Darum geht es: Der argentinische Staatspräsident Javier Milei konnte bislang Staatsreformen per Dekret umsetzen. Er kam so mit seinen Vorhaben am Parlament vorbei, denn der Kongress hatte ihm weitreichende Sondervollmachten gewährt. Diese Vollmachten sind nun ausgelaufen. Damit könnte es künftig schwieriger werden für Milei, seine Vorhaben durchzudrücken.
Die Macht des Dekrets: «Milei hat via Dekret über 100 staatliche Behörden aufgelöst oder zusammengelegt. Darunter waren auch Wissenschaftseinrichtungen oder die Nachrichtenagentur Telam», sagt Südamerika-Korrespondentin Karen Naundorf. Zudem hat er die Privatisierung von Staatsunternehmen vorbereitet. «Der Staat hat sich aus vielen Bereichen zurückgezogen.» Milei hat auch ein Dekret erlassen, das der Polizei erlaubt, ohne richterliche Anordnung Menschen festzunehmen oder ohne Gerichtsbeschluss Häuser oder Smartphones zu durchsuchen. Ebenfalls wurde der Kauf und Besitz von halbautomatischen Waffen vor Kurzem legalisiert. Die Kontrollinstanzen für Finanzgeschäfte sind geschwächt worden. Es gibt nun weniger Kontrolle gegen Geldwäsche oder Finanzkriminalität. «Es zieht sich eigentlich durch fast alle Bereiche durch», so Naundorf.
Für viele ist der Alltag sehr, sehr schwierig geworden.

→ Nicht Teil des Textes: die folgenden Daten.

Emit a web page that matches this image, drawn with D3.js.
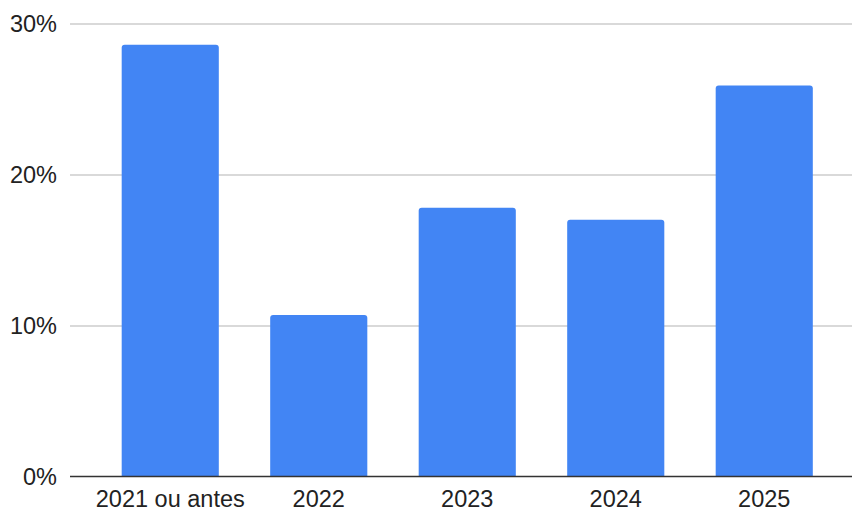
<!DOCTYPE html>
<html><head><meta charset="utf-8">
<script src="https://cdn.jsdelivr.net/npm/d3@7"></script>
<style>html,body{margin:0;padding:0;background:#fff;}svg{display:block;}</style>
</head><body>
<svg id="chart" width="852" height="512"></svg>
<script>
const categories = ["2021 ou antes", "2022", "2023", "2024", "2025"];
const values = [0.286, 0.107, 0.178, 0.170, 0.259];
const yTicks = [0, 0.1, 0.2, 0.3];

const W = 852, H = 512;
const plot = {left: 70, right: 852, top: 23.5, bottom: 476.5};
const svg = d3.select("#chart");

const y = d3.scaleLinear().domain([0, 0.3]).range([plot.bottom, plot.top]);
const x = d3.scaleBand().domain(categories).range([96, 838.5]).paddingInner(0.346).paddingOuter(0.173);

const fontFam = "Arial, 'Liberation Sans', sans-serif";

// gridlines
const yAxis = d3.axisLeft(y).tickValues(yTicks).tickFormat(d3.format(".0%")).tickSize(0).tickPadding(13);
const gy = svg.append("g").attr("transform", `translate(${plot.left},0)`).call(yAxis);
gy.select(".domain").remove();
gy.selectAll("text").attr("font-family", fontFam).attr("font-size", 23.5).attr("fill", "#222");
gy.selectAll(".tick").filter(d => d !== 0).append("line")
  .attr("x1", 0).attr("x2", plot.right - plot.left).attr("stroke", "#cccccc").attr("stroke-width", 1.3);

// bars with rounded top
const r = 3;
svg.append("g").selectAll("path").data(categories).join("path")
  .attr("fill", "#4285f4")
  .attr("d", (c, i) => {
    const x0 = x(c), w = x.bandwidth(), yt = y(values[i]), yb = y(0);
    return `M${x0},${yb}V${yt + r}Q${x0},${yt} ${x0 + r},${yt}H${x0 + w - r}Q${x0 + w},${yt} ${x0 + w},${yt + r}V${yb}Z`;
  });

// x axis
const xAxis = d3.axisBottom(x).tickSize(0).tickPadding(13.5);
const gx = svg.append("g").attr("transform", `translate(0,${plot.bottom})`).call(xAxis);
gx.select(".domain").remove();
gx.selectAll("text").attr("font-family", fontFam).attr("font-size", 23.5).attr("fill", "#222");
svg.append("line").attr("x1", plot.left).attr("x2", plot.right).attr("y1", plot.bottom).attr("y2", plot.bottom)
  .attr("stroke", "#333").attr("stroke-width", 1.5);
</script>
</body></html>
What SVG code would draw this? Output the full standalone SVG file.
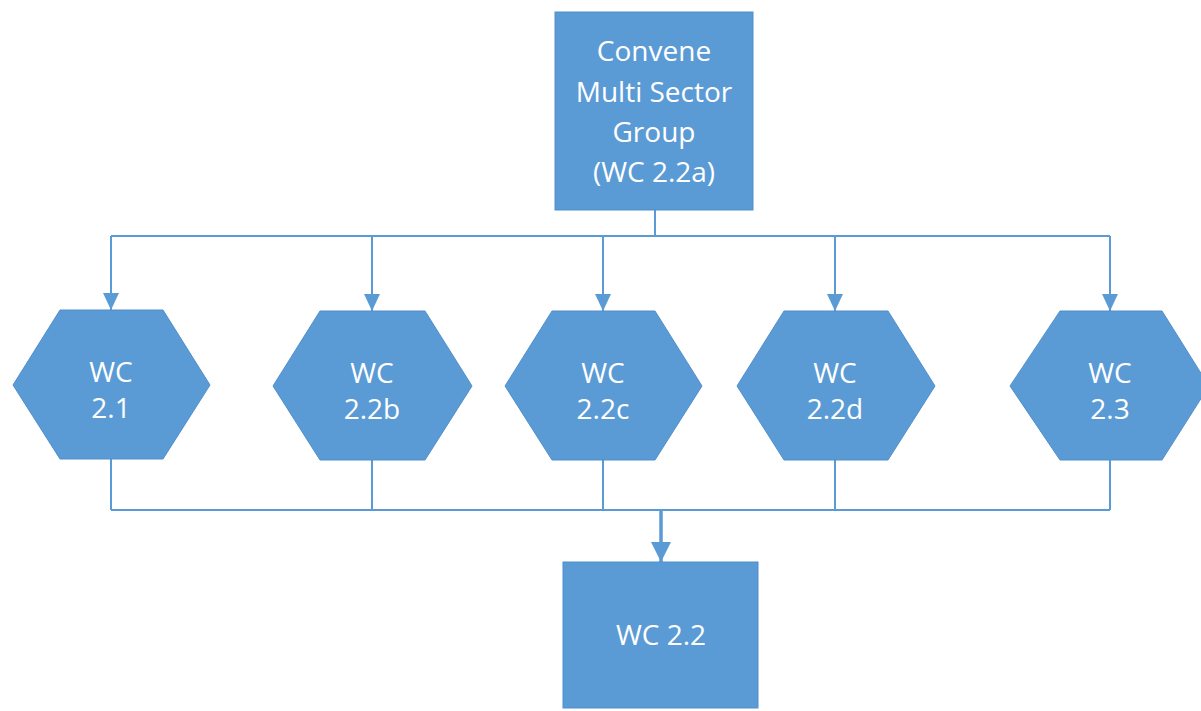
<svg xmlns="http://www.w3.org/2000/svg" width="1201" height="711" viewBox="0 0 1201 711">
  <defs>
    <marker id="arrow" viewBox="0 0 17 16" refX="17" refY="8" markerWidth="17" markerHeight="16" markerUnits="userSpaceOnUse" orient="auto">
      <path d="M0,0 L17,8 L0,16 Z" fill="#5b9bd5"/>
    </marker>
    <marker id="arrowBig" viewBox="0 0 20 20" refX="20" refY="10" markerWidth="20" markerHeight="20" markerUnits="userSpaceOnUse" orient="auto">
      <path d="M0,0 L20,10 L0,20 Z" fill="#5b9bd5"/>
    </marker>
    <style>
      .shape { fill: #5b9bd5; stroke: #4f8fcb; stroke-width: 1; }
      .label { font-family: "Open Sans", "Liberation Sans", sans-serif; font-size: 28px; fill: #ffffff; text-anchor: middle; }
      .wire { fill: none; stroke: #5b9bd5; stroke-width: 2; }
      .wire-main { fill: none; stroke: #5b9bd5; stroke-width: 3.5; }
    </style>
  </defs>
  <rect width="1201" height="711" fill="#ffffff"/>

  <g id="connectors">
    <!-- fan-out from the convening group -->
    <path class="wire" d="M655,210 V236 M111,236 H1110"/>
    <path class="wire" d="M111,236 V310" marker-end="url(#arrow)"/>
    <path class="wire" d="M372,236 V311" marker-end="url(#arrow)"/>
    <path class="wire" d="M603,236 V311" marker-end="url(#arrow)"/>
    <path class="wire" d="M835,236 V311" marker-end="url(#arrow)"/>
    <path class="wire" d="M1110,236 V311" marker-end="url(#arrow)"/>
    <!-- fan-in to WC 2.2 -->
    <path class="wire" d="M111,459 V510 M372,460 V510 M603,460 V510 M835,460 V510 M1110,460 V510 M111,510 H1110"/>
    <path class="wire-main" d="M661,510 V562" marker-end="url(#arrowBig)"/>
  </g>

  <g id="node-convene">
    <rect class="shape" x="555" y="12" width="198" height="198"/>
    <text class="label" x="654" y="61">Convene</text>
    <text class="label" x="654" y="102">Multi Sector</text>
    <text class="label" x="654" y="142">Group</text>
    <text class="label" x="654" y="182">(WC 2.2a)</text>
  </g>

  <g id="node-wc21">
    <polygon class="shape" points="60,310 163,310 210,385 163,459 60,459 13,385"/>
    <text class="label" x="111" y="382">WC</text>
    <text class="label" x="111" y="418">2.1</text>
  </g>

  <g id="node-wc22b">
    <polygon class="shape" points="320,311 425,311 472,386 425,460 320,460 273,386"/>
    <text class="label" x="372" y="383">WC</text>
    <text class="label" x="372" y="419">2.2b</text>
  </g>

  <g id="node-wc22c">
    <polygon class="shape" points="552,311 655,311 702,386 655,460 552,460 505,386"/>
    <text class="label" x="603" y="383">WC</text>
    <text class="label" x="603" y="419">2.2c</text>
  </g>

  <g id="node-wc22d">
    <polygon class="shape" points="784,311 888,311 935,386 888,460 784,460 737,386"/>
    <text class="label" x="835" y="383">WC</text>
    <text class="label" x="835" y="419">2.2d</text>
  </g>

  <g id="node-wc23">
    <polygon class="shape" points="1060,311 1162,311 1209,386 1162,460 1060,460 1010,386"/>
    <text class="label" x="1110" y="383">WC</text>
    <text class="label" x="1110" y="419">2.3</text>
  </g>

  <g id="node-wc22">
    <rect class="shape" x="563" y="562" width="195" height="146"/>
    <text class="label" x="661" y="645">WC 2.2</text>
  </g>
</svg>
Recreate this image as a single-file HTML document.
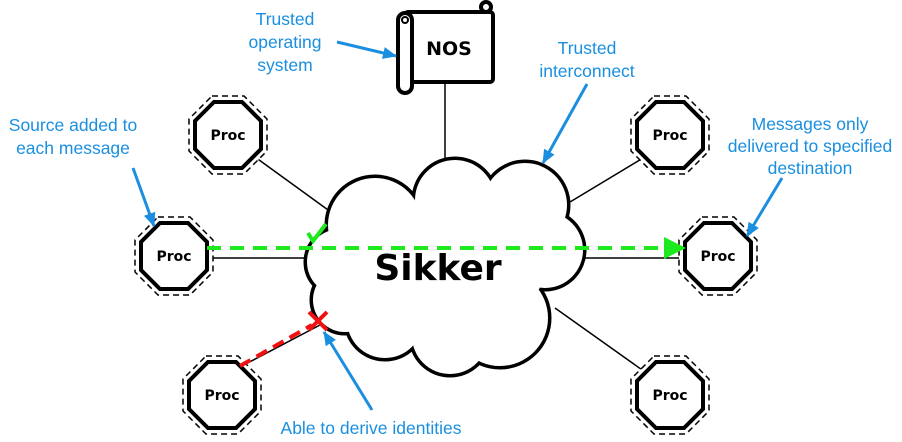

Mileis Bilanz: «Das Sparprogramm zeigt eine gemischte Bilanz», sagt Korrespondentin Karen Naundorf. Auf der einen Seite konnte das Haushaltsdefizit gesenkt werden, die Währung wurde künstlich stabilisiert und dadurch auch die Inflation ausgebremst. Allerdings interveniere die Zentralbank regelmässig massiv, und auf Kosten der Devisenreserven. Gereicht habe das Sparprogramm dennoch nicht. «‹Nie wieder Schulden› hatte er im Wahlkampf versprochen. Nun hat er beim Internationalen Währungsfonds angeklopft und einen gigantischen Kredit in Höhe von 20 Milliarden US-Dollar aufgenommen.» Zwar sei das Ziel, den Staat zu schwächen, erreicht worden, aber ohne dass die Privatwirtschaft diese Lücke gefüllt hätte. So sind etwa im Bausektor über 100'000 Jobs verloren gegangen. Investitionen bleiben aus. «Das gilt auch für die Industrie. Internationale Unternehmen haben sich aus Argentinien zurückgezogen», sagt Naundorf.
Folgen für die Bevölkerung: «Die Löhne sind tief und die Lebenshaltungskosten hoch. Und deshalb ist für viele der Alltag sehr, sehr schwierig geworden», sagt Karen Naundorf. Der Mindestlohn liege bei umgerechnet knapp 200 Franken, und viele Menschen hätten deshalb gleich mehrere Jobs. Der Konsum ist im Vergleich zum Vorjahr eingebrochen. «Die Menschen sparen, wo es irgendwie geht. 200'000 Privatversicherte haben schon ihre Krankenversicherungen gekündigt.»
So könnte es für Milei weitergehen: Mileis Partei hat in beiden Parlamentskammern keine Mehrheit, das bedeutet, dass er jetzt zumindest theoretisch den Konsens suchen müsste. «Auf der anderen Seite bleibt er dennoch mächtig genug, um auch ohne Zustimmung des Parlaments weiterhin Dekrete auszugeben, wenn er auf eine finanzielle Notlage oder Sicherheitsrisiken verweist.»
Es wird sich nun zeigen, ob Milei politische Allianzen suchen wird oder ob sich autoritäre Tendenzen verfestigen
Aber das Parlament habe in der Vergangenheit auch kooperiert, sagt die Südamerika-Korrespondentin: «Das ist auch daran zu erkennen, dass es ihm für ein Jahr die Sondervollmachten, die am Donnerstag ausgelaufen sind, als eine Art Blankoscheck gegeben hatte. Es wird sich nun zeigen, ob Milei überhaupt politische Allianzen suchen wird oder ob sich autoritäre Tendenzen verfestigen.»